Leaving the pictures out, print the lines from the first line of the listing through the line containing "const gridLineValues = [0, 0.25, 0.5, 0.75];", exactly as they read, and no others.

▶ DATA BLOCK
------------------------------

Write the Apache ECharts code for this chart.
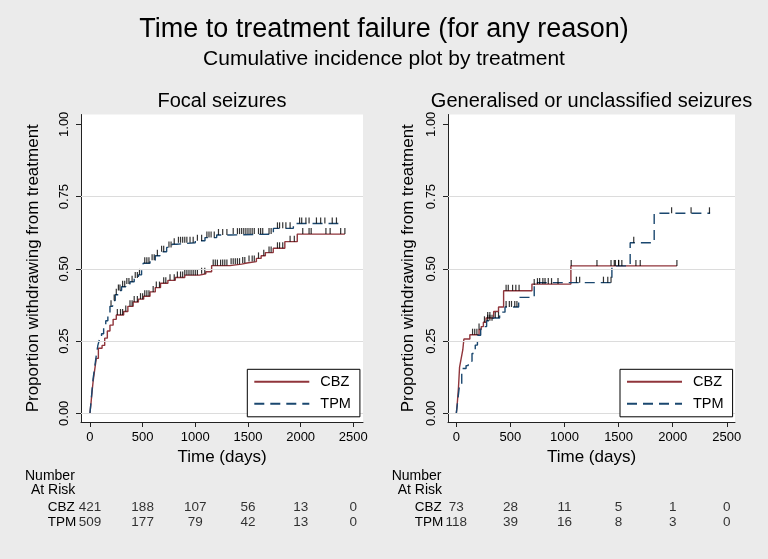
<!DOCTYPE html>
<html>
<head>
<meta charset="utf-8">
<script src="https://cdn.jsdelivr.net/npm/echarts@6/dist/echarts.min.js"></script>
<style>html,body{margin:0;padding:0;background:#ebebeb;}#c{width:768px;height:559px;}</style>
</head>
<body>
<div id="c"></div>
<script>
// ---------- data ----------
const groups = ['CBZ', 'TPM'];
const xTicks = [0, 500, 1000, 1500, 2000, 2500];
const yTicks = [0, 0.25, 0.5, 0.75, 1];
const gridLineValues = [0, 0.25, 0.5, 0.75];

// cumulative incidence step curves [time (days), proportion]
const focalCBZ = [[0,0],[10,0.035],[20,0.075],[30,0.11],[45,0.15],[60,0.19],[80,0.225],[115,0.235],[140,0.26],[165,0.285],[190,0.305],[220,0.325],[250,0.34],[320,0.352],[360,0.37],[410,0.385],[460,0.395],[510,0.405],[570,0.42],[620,0.435],[670,0.45],[740,0.46],[810,0.47],[900,0.478],[1040,0.483],[1100,0.49],[1155,0.511],[1330,0.516],[1440,0.52],[1490,0.525],[1580,0.536],[1625,0.545],[1665,0.556],[1740,0.571],[1850,0.594],[1968,0.62],[2420,0.62]];
const focalTPM = [[0,0],[10,0.04],[20,0.08],[30,0.12],[45,0.16],[60,0.2],[75,0.235],[90,0.255],[110,0.275],[130,0.295],[150,0.32],[170,0.345],[190,0.37],[215,0.39],[240,0.41],[270,0.425],[300,0.438],[340,0.447],[380,0.455],[420,0.468],[460,0.479],[490,0.5],[506,0.519],[570,0.53],[620,0.545],[665,0.559],[728,0.574],[780,0.585],[823,0.59],[1000,0.597],[1092,0.608],[1203,0.617],[1330,0.62],[1741,0.64],[1931,0.657],[2358,0.657]];
const genCBZ = [[0,0],[10,0.04],[20,0.09],[30,0.16],[45,0.19],[60,0.22],[70,0.257],[125,0.272],[210,0.29],[230,0.30],[250,0.315],[275,0.33],[345,0.352],[390,0.368],[437,0.424],[699,0.447],[1059,0.51],[2039,0.51]];
const genTPM = [[0,0],[15,0.05],[30,0.1],[50,0.155],[90,0.165],[110,0.18],[145,0.207],[175,0.236],[195,0.27],[225,0.30],[280,0.32],[340,0.33],[400,0.35],[450,0.368],[576,0.401],[720,0.444],[740,0.452],[1438,0.51],[1607,0.59],[1829,0.692],[2346,0.692]];

// censoring times (days)
const focalCBZCens = [260,290,310,340,380,400,420,450,480,500,520,540,560,600,630,660,700,720,760,800,830,860,880,900,920,940,960,980,1000,1020,1060,1090,1170,1190,1210,1240,1260,1280,1300,1340,1360,1380,1400,1420,1450,1470,1510,1540,1560,1600,1650,1700,1720,1780,1800,1830,1900,1940,2020,2080,2100,2240,2280,2380,2420];
const focalTPMCens = [200,230,250,270,285,310,330,350,370,400,430,450,470,520,540,560,590,610,640,680,700,750,770,800,840,860,880,900,920,950,980,1020,1060,1110,1130,1150,1180,1220,1260,1300,1360,1400,1420,1440,1460,1480,1500,1520,1540,1560,1600,1620,1640,1700,1720,1780,1800,1830,1860,1900,1990,2010,2050,2080,2150,2190,2230,2300,2340];
const genCBZCens = [150,170,190,210,260,290,310,460,480,520,550,580,750,770,800,820,850,880,940,1062,1300,1430,1470,1500,1530,1660,1700,2039];
const genTPMCens = [290,310,330,360,390,460,490,510,540,560,720,1110,1140,1360,1400,1430,1460,1500,1640,1990,2170,2340];

// number at risk
const riskTimes = [0, 500, 1000, 1500, 2000, 2500];
const focalRiskCBZ = [421, 188, 107, 56, 13, 0];
const focalRiskTPM = [509, 177, 79, 42, 13, 0];
const genRiskCBZ = [73, 28, 11, 5, 1, 0];
const genRiskTPM = [118, 39, 16, 8, 3, 0];

const titleMain = 'Time to treatment failure (for any reason)';
const titleSub = 'Cumulative incidence plot by treatment';
const panelTitles = ['Focal seizures', 'Generalised or unclassified seizures'];
const xName = 'Time (days)';
const yName = 'Proportion withdrawing from treatment';

// ---------- layout / style ----------
const FONT = '"Liberation Sans", Arial, Helvetica, sans-serif';
const colCBZ = '#90353B', colTPM = '#1A476F';
const panels = [
  {left: 81, width: 282, xmin: -85, xmax: 2592, nameGap: 39.5, legendLeft: 247.3, textX: 25,
   cbz: focalCBZ, tpm: focalTPM, cbzC: focalCBZCens, tpmC: focalTPMCens, rc: focalRiskCBZ, rt: focalRiskTPM},
  {left: 448, width: 287, xmin: -77, xmax: 2576, nameGap: 31, legendLeft: 620, textX: 391.7,
   cbz: genCBZ, tpm: genTPM, cbzC: genCBZCens, tpmC: genTPMCens, rc: genRiskCBZ, rt: genRiskTPM}
];
const gTop = 114.5, gHeight = 307.5, yMin = -0.0301, yMax = 1.0339;

function stepAt(curve, t) {
  let v = 0;
  for (const [x, y] of curve) { if (x <= t) v = y; }
  return v;
}

const grid = [], xAxis = [], yAxis = [], series = [], legend = [], graphic = [];
// main plot panels: grid/axis indices 0 and 1
panels.forEach((p, i) => {
  grid.push({left: p.left, top: gTop, width: p.width, height: gHeight, show: true, backgroundColor: '#fff', borderWidth: 0, containLabel: false});
  xAxis.push({
    type: 'value', gridIndex: i, min: p.xmin, max: p.xmax,
    name: xName, nameLocation: 'middle', nameGap: 24.5,
    nameTextStyle: {fontSize: 17, color: '#000', fontFamily: FONT},
    axisLine: {show: true, onZero: false, lineStyle: {color: '#222', width: 1}},
    axisTick: {show: true, length: 5, customValues: xTicks, lineStyle: {color: '#222'}},
    axisLabel: {customValues: xTicks, fontSize: 13, color: '#000', fontFamily: FONT, margin: 9, formatter: v => String(v)},
    splitLine: {show: false}
  });
  yAxis.push({
    type: 'value', gridIndex: i, min: yMin, max: yMax,
    name: yName, nameLocation: 'middle', nameGap: p.nameGap,
    nameTextStyle: {fontSize: 17, color: '#000', fontFamily: FONT},
    axisLine: {show: true, onZero: false, lineStyle: {color: '#222', width: 1}},
    axisTick: {show: true, length: 5, customValues: yTicks, lineStyle: {color: '#222'}},
    axisLabel: {customValues: yTicks, rotate: 90, fontSize: 13, color: '#000', fontFamily: FONT, margin: 10,
      formatter: v => v.toFixed(2)},
    splitLine: {show: false}
  });
  series.push({
    type: 'line', xAxisIndex: i, yAxisIndex: i, data: [], z: 1, silent: true,
    markLine: {silent: true, symbol: 'none', label: {show: false}, animation: false,
      lineStyle: {color: '#dcdcdc', width: 1, type: 'solid'},
      data: gridLineValues.map(v => ({yAxis: v}))}
  });
  const curves = [[groups[0], p.cbz, p.cbzC, colCBZ, 'solid'], [groups[1], p.tpm, p.tpmC, colTPM, [10, 6]]];
  curves.forEach(([name, curve, cens, col, type]) => {
    series.push({
      name: name, type: 'line', step: 'end', xAxisIndex: i, yAxisIndex: i,
      data: curve, symbol: 'none', showSymbol: false, z: 3, silent: true,
      lineStyle: {color: col, width: 1.4, type: type}, itemStyle: {color: col}
    });
  });
  curves.forEach(([name, curve, cens]) => {
    series.push({
      name: name + ' censored', type: 'scatter', xAxisIndex: i, yAxisIndex: i, z: 4, silent: true,
      data: cens.map(t => [t, stepAt(curve, t)]),
      symbol: 'rect', symbolSize: [1.2, 6], symbolOffset: [0, -3],
      itemStyle: {color: '#000'}
    });
  });
  legend.push({
    data: groups, orient: 'vertical', left: p.legendLeft, top: 369.3, selectedMode: false, z: 10,
    backgroundColor: '#fff', borderColor: '#000', borderWidth: 1, borderRadius: 0,
    padding: [4.5, 9, 5, 6], itemWidth: 55, itemHeight: 12, itemGap: 6,
    itemStyle: {opacity: 0},
    textStyle: {fontSize: 14.5, color: '#000', fontFamily: FONT, lineHeight: 16, padding: [0, 0, 0, 6]}
  });
  graphic.push({type: 'text', style: {text: panelTitles[i], x: p.left + p.width / 2, y: 101, align: 'center', verticalAlign: 'middle', font: '20px ' + FONT, fill: '#000'}});
  graphic.push({type: 'text', style: {text: 'Number', x: p.textX, y: 475.7, align: 'left', verticalAlign: 'middle', font: '14px ' + FONT, fill: '#000'}});
  graphic.push({type: 'text', style: {text: 'At Risk', x: p.textX + 6, y: 490, align: 'left', verticalAlign: 'middle', font: '14px ' + FONT, fill: '#000'}});
});
// risk tables: grid/axis indices 2 and 3
panels.forEach((p, i) => {
  const gi = i + 2;
  grid.push({left: p.left, top: 499.6, width: p.width, height: 30.8, show: false});
  xAxis.push({type: 'value', gridIndex: gi, min: p.xmin, max: p.xmax, show: false});
  yAxis.push({type: 'category', gridIndex: gi, data: groups, inverse: true,
    axisLine: {show: false}, axisTick: {show: false}, splitLine: {show: false},
    axisLabel: {interval: 0, hideOverlap: false, align: 'left', margin: 33.3, fontSize: 13.5, color: '#000', fontFamily: FONT}});
  [p.rc, p.rt].forEach((vals, k) => {
    series.push({
      name: groups[k] + ' at risk', type: 'scatter', xAxisIndex: gi, yAxisIndex: gi, silent: true,
      data: riskTimes.map((t, j) => [t, k, vals[j]]),
      symbolSize: 1, itemStyle: {color: 'transparent'},
      label: {show: true, position: 'inside', color: '#000', fontSize: 13.5, fontFamily: FONT,
        formatter: d => String(d.value[2])}
    });
  });
});
graphic.push({type: 'text', style: {text: titleMain, x: 384, y: 30, align: 'center', verticalAlign: 'middle', font: '27px ' + FONT, fill: '#000'}});
graphic.push({type: 'text', style: {text: titleSub, x: 384, y: 59, align: 'center', verticalAlign: 'middle', font: '21px ' + FONT, fill: '#000'}});

const chart = echarts.init(document.getElementById('c'), null, {renderer: 'canvas'});
chart.setOption({
  backgroundColor: '#ebebeb',
  animation: false,
  grid, xAxis, yAxis, series, legend, graphic
});
</script>
</body>
</html>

------------------------------

▶ CORRECT OUTPUT
Write the Apache ECharts code for this chart.
<!DOCTYPE html>
<html>
<head>
<meta charset="utf-8">
<script src="https://cdn.jsdelivr.net/npm/echarts@6/dist/echarts.min.js"></script>
<style>html,body{margin:0;padding:0;background:#ebebeb;}#c{width:768px;height:559px;}</style>
</head>
<body>
<div id="c"></div>
<script>
// ---------- data ----------
const groups = ['CBZ', 'TPM'];
const xTicks = [0, 500, 1000, 1500, 2000, 2500];
const yTicks = [0, 0.25, 0.5, 0.75, 1];
const gridLineValues = [0, 0.25, 0.5, 0.75];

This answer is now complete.